§ What to do
Copy each line exactly.

§ Stored data
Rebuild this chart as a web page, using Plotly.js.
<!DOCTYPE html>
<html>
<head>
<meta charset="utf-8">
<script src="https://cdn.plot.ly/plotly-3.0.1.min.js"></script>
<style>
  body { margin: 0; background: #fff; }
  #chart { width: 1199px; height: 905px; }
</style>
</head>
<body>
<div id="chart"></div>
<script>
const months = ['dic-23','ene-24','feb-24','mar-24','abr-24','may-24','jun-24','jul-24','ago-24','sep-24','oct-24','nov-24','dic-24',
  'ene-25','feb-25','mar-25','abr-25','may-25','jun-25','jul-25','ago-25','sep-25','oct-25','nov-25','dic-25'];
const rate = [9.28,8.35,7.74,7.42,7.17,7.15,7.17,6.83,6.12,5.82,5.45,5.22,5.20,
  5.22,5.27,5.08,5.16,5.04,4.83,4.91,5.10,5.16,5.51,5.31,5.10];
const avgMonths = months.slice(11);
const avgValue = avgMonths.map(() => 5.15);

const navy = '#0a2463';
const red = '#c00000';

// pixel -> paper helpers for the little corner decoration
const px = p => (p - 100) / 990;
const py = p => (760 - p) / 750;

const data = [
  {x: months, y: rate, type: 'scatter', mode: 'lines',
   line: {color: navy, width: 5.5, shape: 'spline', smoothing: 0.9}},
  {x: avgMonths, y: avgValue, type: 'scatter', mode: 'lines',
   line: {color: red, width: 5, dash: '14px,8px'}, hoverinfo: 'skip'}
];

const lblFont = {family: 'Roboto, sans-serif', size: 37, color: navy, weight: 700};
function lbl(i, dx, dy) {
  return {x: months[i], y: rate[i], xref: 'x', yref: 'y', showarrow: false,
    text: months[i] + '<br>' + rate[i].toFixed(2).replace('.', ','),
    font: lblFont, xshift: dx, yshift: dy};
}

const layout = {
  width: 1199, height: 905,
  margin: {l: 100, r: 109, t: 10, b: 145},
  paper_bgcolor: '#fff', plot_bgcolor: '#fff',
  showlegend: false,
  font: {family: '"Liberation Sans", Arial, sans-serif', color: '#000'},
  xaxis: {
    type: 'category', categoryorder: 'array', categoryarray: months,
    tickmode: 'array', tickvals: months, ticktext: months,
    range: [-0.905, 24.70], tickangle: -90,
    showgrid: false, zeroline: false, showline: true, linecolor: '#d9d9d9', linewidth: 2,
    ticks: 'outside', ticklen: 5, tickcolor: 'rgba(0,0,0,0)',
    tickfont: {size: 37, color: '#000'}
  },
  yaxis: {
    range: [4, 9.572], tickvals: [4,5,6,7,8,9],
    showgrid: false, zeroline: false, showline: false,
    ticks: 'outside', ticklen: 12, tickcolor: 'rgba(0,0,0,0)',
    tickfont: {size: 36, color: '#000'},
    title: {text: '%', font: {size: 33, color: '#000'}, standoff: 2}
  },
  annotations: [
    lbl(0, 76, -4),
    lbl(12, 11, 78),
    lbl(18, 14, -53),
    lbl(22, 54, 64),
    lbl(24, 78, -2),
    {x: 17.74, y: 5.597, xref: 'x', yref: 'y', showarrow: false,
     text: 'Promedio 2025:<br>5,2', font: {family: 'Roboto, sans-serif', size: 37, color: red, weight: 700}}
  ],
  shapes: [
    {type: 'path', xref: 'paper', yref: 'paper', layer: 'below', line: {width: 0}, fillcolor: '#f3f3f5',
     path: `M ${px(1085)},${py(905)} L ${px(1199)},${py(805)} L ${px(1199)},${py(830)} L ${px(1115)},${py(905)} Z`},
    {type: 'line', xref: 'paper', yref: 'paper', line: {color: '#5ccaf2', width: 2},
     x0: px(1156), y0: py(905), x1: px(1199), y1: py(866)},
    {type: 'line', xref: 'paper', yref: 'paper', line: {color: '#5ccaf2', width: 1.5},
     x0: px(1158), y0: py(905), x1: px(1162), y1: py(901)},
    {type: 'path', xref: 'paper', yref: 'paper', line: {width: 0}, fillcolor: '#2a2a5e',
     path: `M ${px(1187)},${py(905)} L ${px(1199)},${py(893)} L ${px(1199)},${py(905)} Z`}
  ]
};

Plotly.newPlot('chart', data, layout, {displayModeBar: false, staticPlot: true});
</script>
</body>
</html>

§ Result of the exercise
Rebuild this chart as a web page, using Plotly.js.
<!DOCTYPE html>
<html>
<head>
<meta charset="utf-8">
<script src="https://cdn.plot.ly/plotly-3.0.1.min.js"></script>
<style>
  body { margin: 0; background: #fff; }
  #chart { width: 1199px; height: 905px; }
</style>
</head>
<body>
<div id="chart"></div>
<script>
const months = ['dic-23','ene-24','feb-24','mar-24','abr-24','may-24','jun-24','jul-24','ago-24','sep-24','oct-24','nov-24','dic-24',
  'ene-25','feb-25','mar-25','abr-25','may-25','jun-25','jul-25','ago-25','sep-25','oct-25','nov-25','dic-25'];
const rate = [9.28,8.35,7.74,7.42,7.17,7.15,7.17,6.83,6.12,5.82,5.45,5.22,5.20,
  5.22,5.27,5.08,5.16,5.04,4.83,4.91,5.10,5.16,5.51,5.31,5.10];
const avgMonths = months.slice(11);
const avgValue = avgMonths.map(() => 5.15);

const navy = '#0a2463';
const red = '#c00000';

// pixel -> paper helpers for the little corner decoration
const px = p => (p - 100) / 990;
const py = p => (760 - p) / 750;

const data = [
  {x: months, y: rate, type: 'scatter', mode: 'lines',
   line: {color: navy, width: 5.5, shape: 'spline', smoothing: 0.9}},
  {x: avgMonths, y: avgValue, type: 'scatter', mode: 'lines',
   line: {color: red, width: 5, dash: '14px,8px'}, hoverinfo: 'skip'}
];

const lblFont = {family: 'Roboto, sans-serif', size: 37, color: navy, weight: 700};
function lbl(i, dx, dy) {
  return {x: months[i], y: rate[i], xref: 'x', yref: 'y', showarrow: false,
    text: months[i] + '<br>' + rate[i].toFixed(2).replace('.', ','),
    font: lblFont, xshift: dx, yshift: dy};
}

const layout = {
  width: 1199, height: 905,
  margin: {l: 100, r: 109, t: 10, b: 145},
  paper_bgcolor: '#fff', plot_bgcolor: '#fff',
  showlegend: false,
  font: {family: '"Liberation Sans", Arial, sans-serif', color: '#000'},
  xaxis: {
    type: 'category', categoryorder: 'array', categoryarray: months,
    tickmode: 'array', tickvals: months, ticktext: months,
    range: [-0.905, 24.70], tickangle: -90,
    showgrid: false, zeroline: false, showline: true, linecolor: '#d9d9d9', linewidth: 2,
    ticks: 'outside', ticklen: 5, tickcolor: 'rgba(0,0,0,0)',
    tickfont: {size: 37, color: '#000'}
  },
  yaxis: {
    range: [4, 9.572], tickvals: [4,5,6,7,8,9],
    showgrid: false, zeroline: false, showline: false,
    ticks: 'outside', ticklen: 12, tickcolor: 'rgba(0,0,0,0)',
    tickfont: {size: 36, color: '#000'},
    title: {text: '%', font: {size: 33, color: '#000'}, standoff: 2}
  },
  annotations: [
    lbl(0, 76, -4),
    lbl(12, 11, 78),
    lbl(18, 14, -53),
    lbl(22, 54, 64),
    lbl(24, 78, -2),
    {x: 17.74, y: 5.597, xref: 'x', yref: 'y', showarrow: false,
     text: 'Promedio 2025:<br>5,2', font: {family: 'Roboto, sans-serif', size: 37, color: red, weight: 700}}
  ],
  shapes: [
    {type: 'path', xref: 'paper', yref: 'paper', layer: 'below', line: {width: 0}, fillcolor: '#f3f3f5',
     path: `M ${px(1085)},${py(905)} L ${px(1199)},${py(805)} L ${px(1199)},${py(830)} L ${px(1115)},${py(905)} Z`},
    {type: 'line', xref: 'paper', yref: 'paper', line: {color: '#5ccaf2', width: 2},
     x0: px(1156), y0: py(905), x1: px(1199), y1: py(866)},
    {type: 'line', xref: 'paper', yref: 'paper', line: {color: '#5ccaf2', width: 1.5},
     x0: px(1158), y0: py(905), x1: px(1162), y1: py(901)},
    {type: 'path', xref: 'paper', yref: 'paper', line: {width: 0}, fillcolor: '#2a2a5e',
     path: `M ${px(1187)},${py(905)} L ${px(1199)},${py(893)} L ${px(1199)},${py(905)} Z`}
  ]
};

Plotly.newPlot('chart', data, layout, {displayModeBar: false, staticPlot: true});
</script>
</body>
</html>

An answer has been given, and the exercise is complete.